While Agoa approval provides incentives for investors arising from the duty-free market access, the risk associated with the short and uncertain life of the law lowers the potential benefits substantially. And that is what makes Mr Muchiri a daredevil in this multinational trade.
Investors entering this market have for years been concerned about making large investments, such as in efficient high-technology processing plants, fearing that they may not recoup their capital before the expiry of Agoa period.
For Mr Muchiri, this is compounded by other barriers that coffee investors face in order to break even.
These include infrastructural and institutional weaknesses with run-down coffee cooperatives and lethargy by government officials.
That farmers in the countryside are abandoning coffee is a story that worries Muchiri.
“Our coffee is still the best money can buy. But what is the government doing to encourage farmers?... Zero,” he says.
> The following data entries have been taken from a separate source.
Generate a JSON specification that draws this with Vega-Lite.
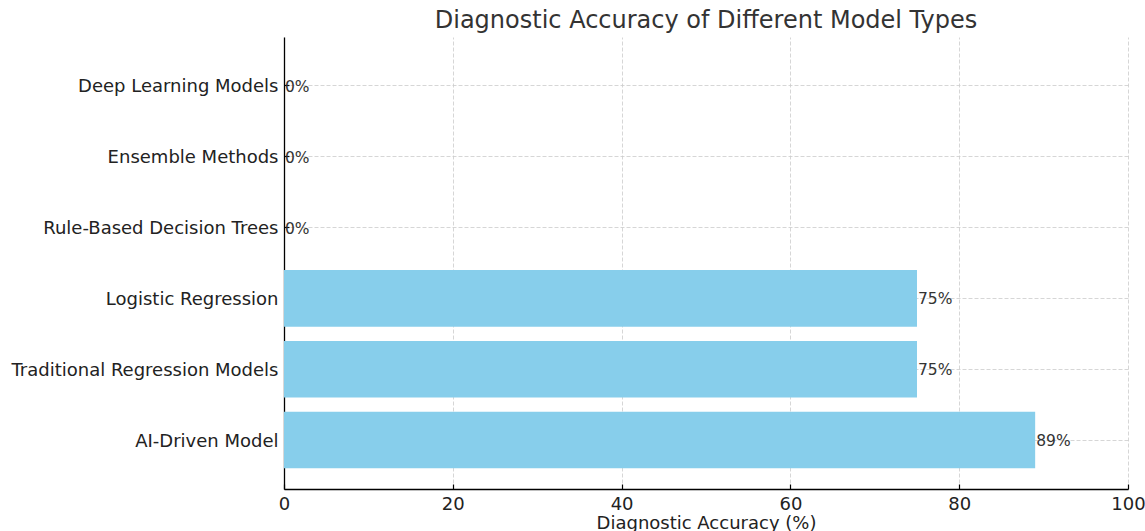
{
  "$schema": "https://vega.github.io/schema/vega-lite/v6.json",
  "width": 844,
  "height": 452,
  "autosize": {"type": "none"},
  "padding": {"left": 284, "top": 37, "right": 17, "bottom": 42},
  "background": "white",
  "config": {
    "view": {"stroke": null},
    "font": "DejaVu Sans",
    "axis": {"zindex": 1, "gridColor": "#cccccc", "gridDash": [4, 2], "gridWidth": 0.8, "domainColor": "#000000", "domainWidth": 1.3, "tickColor": "#000000", "tickSize": -5, "tickWidth": 1.2, "labelFont": "DejaVu Sans", "titleFont": "DejaVu Sans", "labelColor": "#222222", "titleColor": "#222222", "titleFontWeight": "normal", "labelFontSize": 18, "titleFontSize": 18, "labelLimit": 0}
  },
  "title": {"text": "Diagnostic Accuracy of Different Model Types", "font": "DejaVu Sans", "fontSize": 24, "fontWeight": "normal", "color": "#333333", "offset": 4},
  "data": {"values": [
    {"model": "AI-Driven Model", "accuracy": 89, "label": "89%"},
    {"model": "Traditional Regression Models", "accuracy": 75, "label": "75%"},
    {"model": "Logistic Regression", "accuracy": 75, "label": "75%"},
    {"model": "Rule-Based Decision Trees", "accuracy": 0, "label": "0%"},
    {"model": "Ensemble Methods", "accuracy": 0, "label": "0%"},
    {"model": "Deep Learning Models", "accuracy": 0, "label": "0%"}
  ]},
  "encoding": {
    "y": {"field": "model", "type": "nominal", "sort": ["Deep Learning Models", "Ensemble Methods", "Rule-Based Decision Trees", "Logistic Regression", "Traditional Regression Models", "AI-Driven Model"], "scale": {"paddingInner": 0.2, "paddingOuter": 0.292}, "axis": {"title": null, "labelPadding": 11, "labelOffset": 1.5, "grid": true}},
    "x": {"field": "accuracy", "type": "quantitative", "scale": {"domain": [0, 100], "nice": false}, "axis": {"title": "Diagnostic Accuracy (%)", "values": [0, 20, 40, 60, 80, 100], "labelFlush": false, "labelPadding": 11, "titlePadding": 1, "grid": true}}
  },
  "layer": [
    {"mark": {"type": "bar", "color": "#87CEEB"}},
    {"mark": {"type": "text", "align": "left", "baseline": "middle", "dx": 1, "dy": 1, "fontSize": 15.5, "color": "#333333", "font": "DejaVu Sans"}, "encoding": {"text": {"field": "label", "type": "nominal"}}}
  ]
}
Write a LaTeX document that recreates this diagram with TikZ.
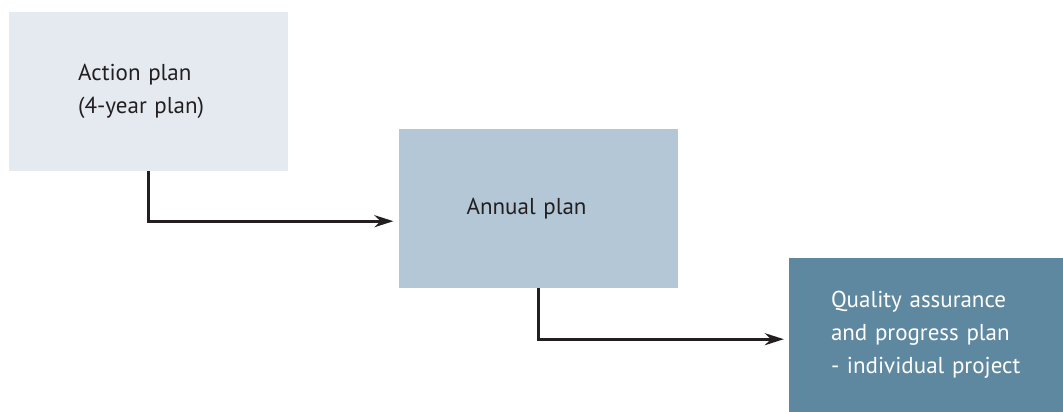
\documentclass[tikz,border=0pt]{standalone}
\usepackage{fontspec}
\setmainfont{PT Sans}
\usepackage{xcolor}
\usepackage{tikz}
\usetikzlibrary{arrows.meta, positioning, calc}

\definecolor{planlight}{HTML}{E5EAF1}
\definecolor{planmid}{HTML}{B3C7D6}
\definecolor{plandark}{HTML}{5E87A0}
\definecolor{inkgray}{HTML}{231F20}

\begin{document}
\begin{tikzpicture}[
    plan/.style={rectangle, draw=none, minimum width=279pt, minimum height=159pt, align=left, text=inkgray, font=\fontsize{23pt}{33pt}\selectfont},
    longterm/.style={plan, fill=planlight, text width=141pt},
    yearly/.style={plan, fill=planmid, text width=143pt},
    project/.style={plan, fill=plandark, text=white, minimum width=275pt, minimum height=154pt, text width=191pt},
    line/.style={draw=inkgray, line width=2.8pt, -{Stealth[length=19pt, width=12pt]}, shorten >=5pt}]

    \useasboundingbox (0,0) rectangle (1063pt,-412pt);

    \node [longterm, anchor=north west] (action) at (9pt,-12pt) {Action plan\\(4-year plan)};
    \node [yearly, anchor=north west, below right=117pt and 110pt of action.north east] (annual) {Annual plan};
    \node [project, anchor=north west, below right=129pt and 111pt of annual.north east] (quality) {Quality assurance\\and progress plan\\- individual project};

    \path [line] (action.south) |- ([yshift=-12.5pt]annual.west);
    \path [line] (annual.south) |- ([yshift=-4pt]quality.west);
\end{tikzpicture}
\end{document}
Two years ago, the government set out to overhaul the coffee sector but coffee industry looked askance at the recommendations of the task force with some activists going to court.
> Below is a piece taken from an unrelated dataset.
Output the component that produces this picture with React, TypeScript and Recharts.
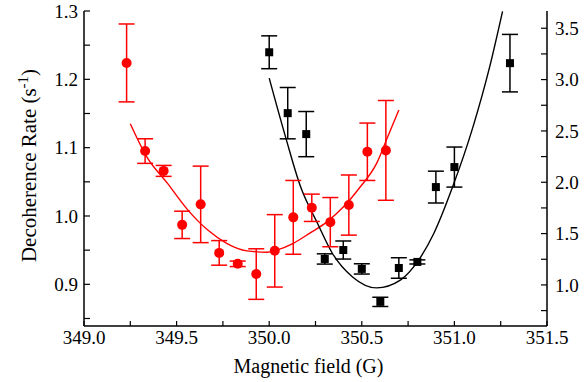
import {
  ComposedChart,
  Line,
  Scatter,
  ErrorBar,
  XAxis,
  YAxis,
} from "recharts";

// red: left axis, black: right axis
const redX = [349.23, 349.33, 349.43, 349.53, 349.63, 349.73, 349.83, 349.93, 350.03, 350.13, 350.23, 350.33, 350.43, 350.53, 350.63];
const redY = [1.224, 1.095, 1.066, 0.987, 1.017, 0.946, 0.93, 0.915, 0.949, 0.998, 1.012, 0.991, 1.016, 1.094, 1.096];
const redErr = [0.057, 0.018, 0.008, 0.02, 0.056, 0.018, 0.004, 0.037, 0.053, 0.054, 0.02, 0.036, 0.044, 0.042, 0.073];

const redFitX = [349.25, 349.34, 349.45, 349.56, 349.67, 349.77, 349.88, 349.99, 350.04, 350.13, 350.22, 350.31, 350.4, 350.49, 350.58, 350.64, 350.7];
const redFitY = [1.135, 1.086, 1.048, 1.009, 0.979, 0.96, 0.949, 0.947, 0.95, 0.96, 0.975, 0.991, 1.013, 1.042, 1.077, 1.116, 1.155];

const blackX = [350.0, 350.1, 350.2, 350.3, 350.4, 350.5, 350.6, 350.7, 350.8, 350.9, 351.0, 351.3];
const blackY = [3.266, 2.673, 2.469, 1.253, 1.34, 1.156, 0.835, 1.165, 1.224, 1.953, 2.148, 3.16];
const blackErr = [0.16, 0.25, 0.22, 0.05, 0.088, 0.05, 0.045, 0.1, 0.02, 0.155, 0.195, 0.28];

const blackFitX = [350.0, 350.09, 350.17, 350.26, 350.34, 350.45, 350.58, 350.71, 350.8, 350.89, 350.99, 351.1, 351.19, 351.26];
const blackFitY = [3.014, 2.43, 1.953, 1.603, 1.311, 1.078, 0.971, 1.049, 1.224, 1.506, 1.953, 2.537, 3.121, 3.665];

const xTicks = [349, 349.25, 349.5, 349.75, 350, 350.25, 350.5, 350.75, 351, 351.25, 351.5];
const leftTicks = [0.85, 0.9, 0.95, 1.0, 1.05, 1.1, 1.15, 1.2, 1.25, 1.3];
const rightTicks = [0.75, 1.0, 1.25, 1.5, 1.75, 2.0, 2.25, 2.5, 2.75, 3.0, 3.25, 3.5];

const redPts = redX.map((x, i) => ({ x, y: redY[i], err: redErr[i] }));
const redFit = redFitX.map((x, i) => ({ x, y: redFitY[i] }));
const blackPts = blackX.map((x, i) => ({ x, y: blackY[i], err: blackErr[i] }));
const blackFit = blackFitX.map((x, i) => ({ x, y: blackFitY[i] }));

const FONT = "Liberation Serif";

// only label the "round" ticks, draw text ourselves so the serif font sticks
const makeTick = (step: number, dy: string) => (p: any) => {
  const v = p.payload.value;
  if (Math.abs(v / step - Math.round(v / step)) > 1e-6) return <g />;
  return (
    <text
      x={p.x}
      y={p.y}
      dy={dy}
      textAnchor={p.textAnchor}
      fontFamily={FONT}
      fontSize={19}
      fill="#000"
    >
      {v.toFixed(1)}
    </text>
  );
};

const RedDot = (p: any) => <circle cx={p.cx} cy={p.cy} r={5} fill="#ff0000" />;
const BlackSquare = (p: any) => (
  <rect x={p.cx - 4} y={p.cy - 4} width={8} height={8} fill="#000" />
);

const axisLine = { stroke: "#000", strokeWidth: 1.5 };
const tickLine = { stroke: "#000", strokeWidth: 1.2 };

export default function App() {
  return (
    <div style={{ position: "absolute", left: 0, top: 0, background: "#fff" }}>
      <ComposedChart width={585} height={382} margin={{ top: 11, right: 0, bottom: 0, left: 0 }}>
        <XAxis
          xAxisId="bottom"
          dataKey="x"
          type="number"
          domain={[349, 351.5]}
          ticks={xTicks}
          interval={0}
          height={56}
          tickSize={-5}
          tickMargin={10}
          tick={makeTick(0.5, "0.71em")}
          axisLine={axisLine}
          tickLine={tickLine}
          label={({ viewBox }: any) => (
            <text
              x={viewBox.x + viewBox.width / 2 - 7}
              y={viewBox.y + viewBox.height - 9}
              textAnchor="middle"
              fontSize={20}
              fontFamily={FONT}
              fill="#000"
            >
              Magnetic field (G)
            </text>
          )}
        />
        <XAxis
          xAxisId="top"
          orientation="top"
          dataKey="x"
          type="number"
          domain={[349, 351.5]}
          ticks={xTicks}
          interval={0}
          height={0}
          tick={false}
          tickSize={-4}
          axisLine={axisLine}
          tickLine={tickLine}
        />
        <YAxis
          yAxisId="left"
          type="number"
          domain={[0.839, 1.3]}
          ticks={leftTicks}
          interval={0}
          width={84}
          tickSize={-6}
          tickMargin={12}
          tick={makeTick(0.1, "0.35em")}
          axisLine={axisLine}
          tickLine={tickLine}
          allowDataOverflow
          label={({ viewBox }: any) => (
            <text
              transform={`translate(36, ${viewBox.y + viewBox.height / 2 - 3}) rotate(-90)`}
              textAnchor="middle"
              fontSize={21}
              fontFamily={FONT}
              fill="#000"
            >
              Decoherence Rate (s
              <tspan dy={-8} fontSize={15}>-1</tspan>
              <tspan dy={8}>)</tspan>
            </text>
          )}
        />
        <YAxis
          yAxisId="right"
          orientation="right"
          type="number"
          domain={[0.6, 3.668]}
          ticks={rightTicks}
          interval={0}
          width={38}
          tickSize={-6}
          tickMargin={14}
          tick={makeTick(0.5, "0.35em")}
          axisLine={axisLine}
          tickLine={tickLine}
          allowDataOverflow
        />

        <Line
          data={redFit}
          dataKey="y"
          xAxisId="bottom"
          yAxisId="left"
          type="monotone"
          stroke="#ff0000"
          strokeWidth={1.4}
          dot={false}
          activeDot={false}
          isAnimationActive={false}
        />
        <Line
          data={blackFit}
          dataKey="y"
          xAxisId="bottom"
          yAxisId="right"
          type="monotone"
          stroke="#000"
          strokeWidth={1.4}
          dot={false}
          activeDot={false}
          isAnimationActive={false}
        />
        <Scatter
          data={redPts}
          dataKey="y"
          xAxisId="bottom"
          yAxisId="left"
          fill="#ff0000"
          shape={RedDot}
          isAnimationActive={false}
        >
          <ErrorBar dataKey="err" direction="y" width={8} stroke="#ff0000" strokeWidth={1.5} />
        </Scatter>
        <Scatter
          data={blackPts}
          dataKey="y"
          xAxisId="bottom"
          yAxisId="right"
          fill="#000"
          shape={BlackSquare}
          isAnimationActive={false}
        >
          <ErrorBar dataKey="err" direction="y" width={8} stroke="#000" strokeWidth={1.5} />
        </Scatter>
      </ComposedChart>
    </div>
  );
}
Some of Rockbern Coffee products. PHOTO | MARY WAMBUI | NMG Some of Rockbern Coffee products. PHOTO | MARY WAMBUI | NMG

Harm industry
Mr Muchiri is unhappy with some of the recommendations fearing that they might harm the industry for good.
“The structure being proposed will be the end of coffee trade. What we have to get rid of is corruption in the coffee industry, protect our brand, support farmers with farm inputs and properly manage the cooperatives.”
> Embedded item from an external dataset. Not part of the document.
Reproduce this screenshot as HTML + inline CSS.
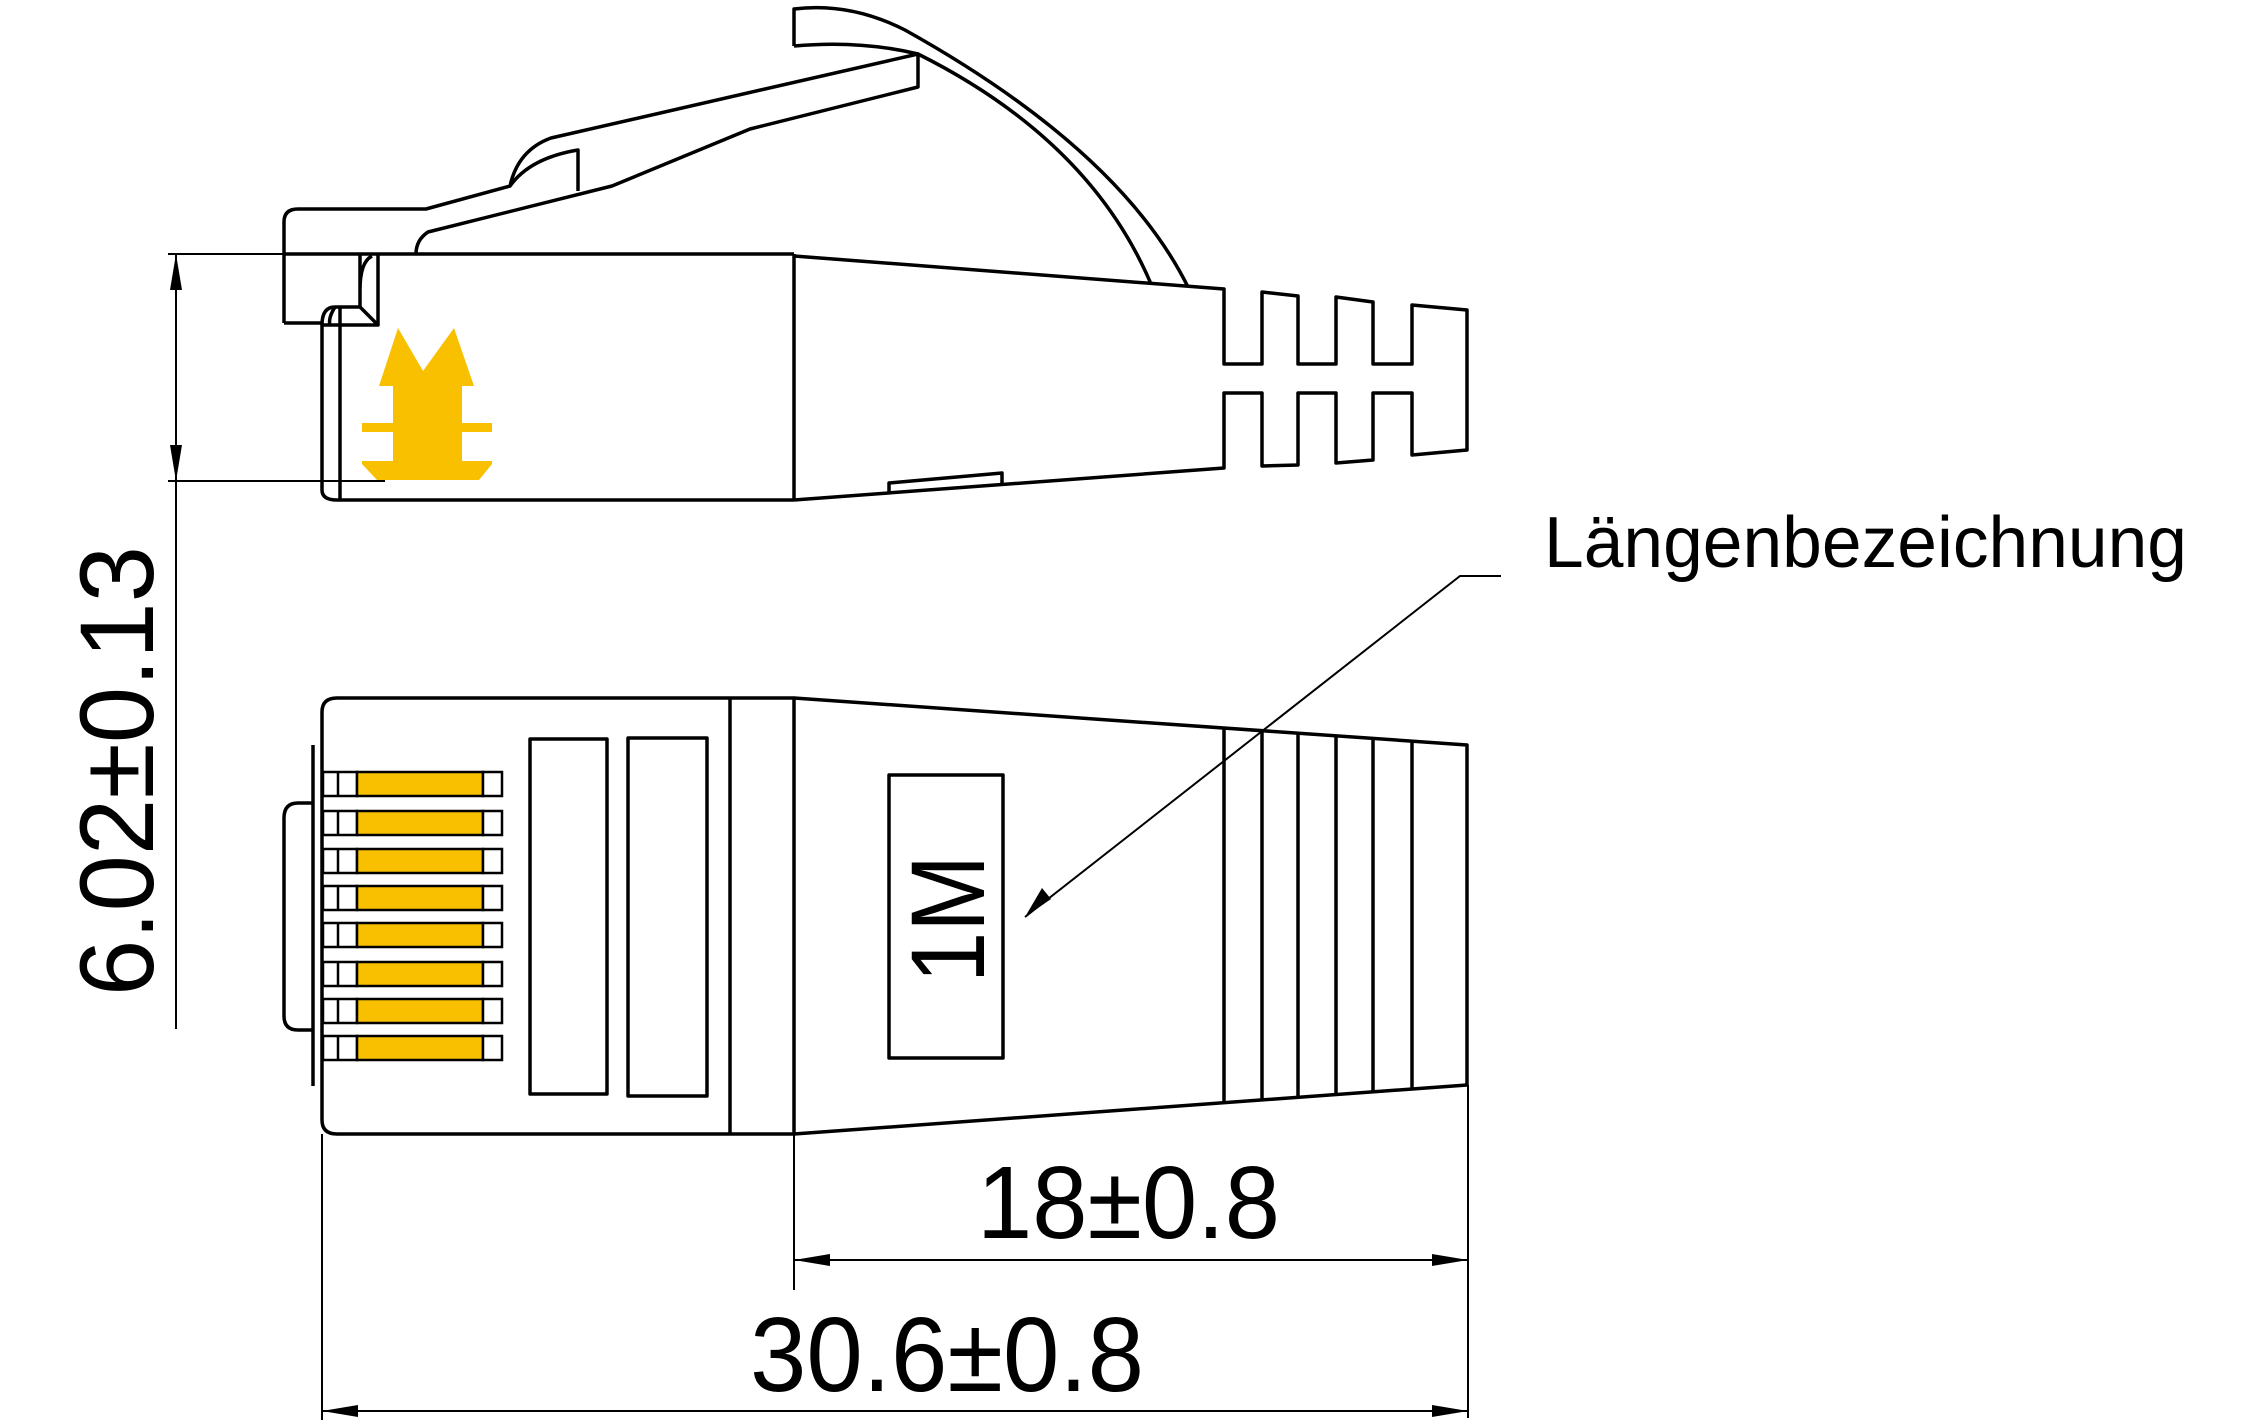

While the task force proposals included an overhaul of the marketing, Mr Muchiri thinks that the Nairobi Coffee Exchange gives him a chance to get the best deal for this ‘black gold’ — a term that came to the fore in 1970s when
a price coffee boom turned many local growers into millionaires.
It was that 70s moment that gave the country a chance to see the worth of the industry.
The impact on Kenya’s national economy was huge. In 1977, for instance, the balance of payments recorded a Sh2.2 billion surplus for the first time, while the foreign exchange reserves reached a record level of Sh2.7 billion.
The gross domestic product increased by 7.3 per cent in real terms, while the number of people in paid employment increased by 5.3 per cent.
This, however, happened at a time when the global prices of the cash crop were set by a cartel of coffee producing and consuming countries and, although farmers were hardly millionaires, they generally muddled through.
Mr Muchiri’s grandfather, who owned some 24 acres of coffee was a witness: “He loved to take care of his coffee and I learnt from him that we have the best. But he did not understand that he had the best.”
It was the emergence of Vietnam as a big producer in the 1980s that changed this matrix for Kenyan farmers together with the end of the Cold War.
These two saw the collapse of the International Coffee Organisation (ICO) quota system in 1989 as Ronald Reagan’s government pushed the James Baker-led free markets economy.
Hoard stocks
The departure of the US from ICO, which regulated exports, gave global cartels and roasters an excuse to hoard stocks and then dictate prices under the guise of a free market.
By this time, Kenya had not developed its own roasting and packaging industries and the market was thrown into a spin.
While coffee is still the world’s most traded commodity apart from oil, few local entrepreneurs have managed to get their packaging start-ups to enter Western markets.
Also, few industries have developed around the multi-billion-shilling crop and the country still exports semi-processed green beans abroad earning pittance to the poor farmers.
Muchiri has now taken a gamble and sunk Sh250 million into this coffee enterprise and wants to set pace for other young entrepreneurs with his Rockbern Coffee brand.
Favourable reviews
At the Amazon site, Muchiri’s Rockbern Coffee is getting favourable reviews and for a reason.
“We have banked on quality beans and good blending,” he says.
“To develop a unique character for coffee, the roaster needs the skill which contributes 60 per cent of the final taste. An unskilled person can ruin a good coffee.”
He also wants to feed the local market with his brand and seeks to turn tea-drinking Kenyans into coffee drinkers.